Als je een groot deel van je vrije vermogen investeert in een kantoorpand of appartement, beleg je heel eenzijdig en neem je veel risico. Misschien komt er een voetbalstadion naast te liggen of wordt het nabijgelegen station opgeheven. Of wellicht ligt het in een toekomstige krimpregio.

Allemaal zaken die een sterke invloed hebben op de toekomstige winstgevendheid van de belegging. Spreiding is het antwoord, maar de vraag is hoe je een paar ton verdeelt over tientallen vastgoedprojecten.

5) Snelle jongens

Voor dit probleem is een oplossing, namelijk door je beleggingen te spreiden over een aantal vastgoed-cv's en -obligaties. Het was een paar jaar stil, maar de laatste tijd krijg ik weer veel folders van vastgoedbedrijven in de bus. Een luxe verzorgingstehuis in Overijssel, een winkelcentrum in Duitsland en een crematorium in de Bollenstreek (ideetje van Harry Mens): er is weer volop keuze voor de vastgoedbelegger die zijn investeringen wil spreiden.

Probleem is alleen dat veel van deze fondsen niet transparant zijn. Ook is een beetje historisch besef nuttig.
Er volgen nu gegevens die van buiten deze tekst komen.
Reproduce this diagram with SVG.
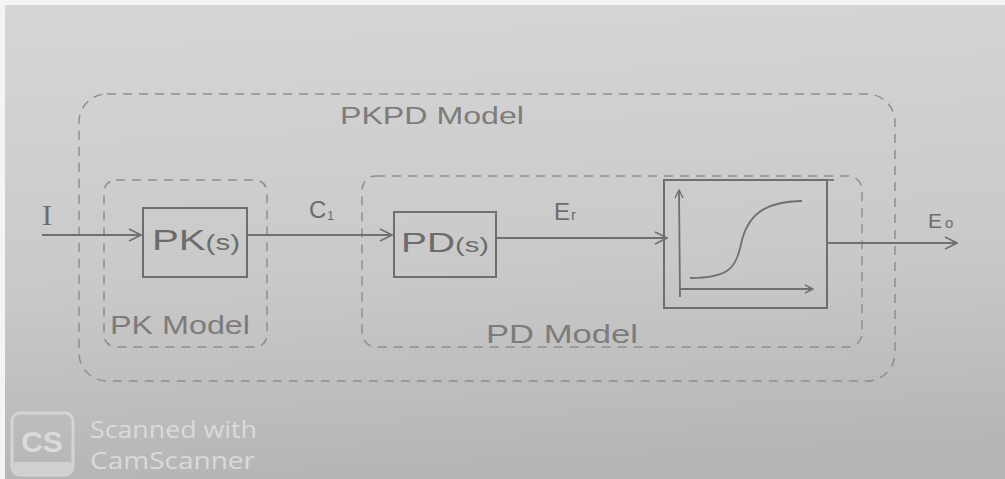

Tussen 2004 en 2008 waren deze vastgoedjongens ook erg actief, met als gevolg dat tienduizenden investeerders geld in vastgoed-cv’s en -obligaties stopten. Veel van die projecten keren al jaren niet meer uit of gingen zelfs ten onder.

6) Belasting

De huurinkomsten van een belegging in vastgoed zijn in principe onbelast. Maar als je niet oppast, betaal je wel degelijk belasting over de huurpenningen.

Dat zit zo. Privé-vermogen wordt belast in box 3 (vermogensrendementsheffing). Alleen als je actief met werk bijdraagt aan de inkomsten van je vastgoed - actief vermogensbeheer in jargon - wordt het belast in box 1. Denk dan aan zelf het schilderwerk doen of actief op zoek gaan naar huurders in plaats van dat uit te besteden aan een bureau. De huurinkomsten worden dan opgeteld bij je andere inkomsten in box 1, zoals je winst of je salaris.

Ook een eventuele boekwinst bij verkoop valt in box 1. Als je nu een beleggingspand koopt voor drie ton en je verkoopt het over vijf jaar voor vier ton, betaal je over de ton winst 42 of 52 procent inkomstenbelasting. Als je het pand in box 3 hebt zitten, is de boekwinst onbelast. Voordeel van box 1 is wel dat je dan de kosten mag aftrekken. Dat mag niet in box 3.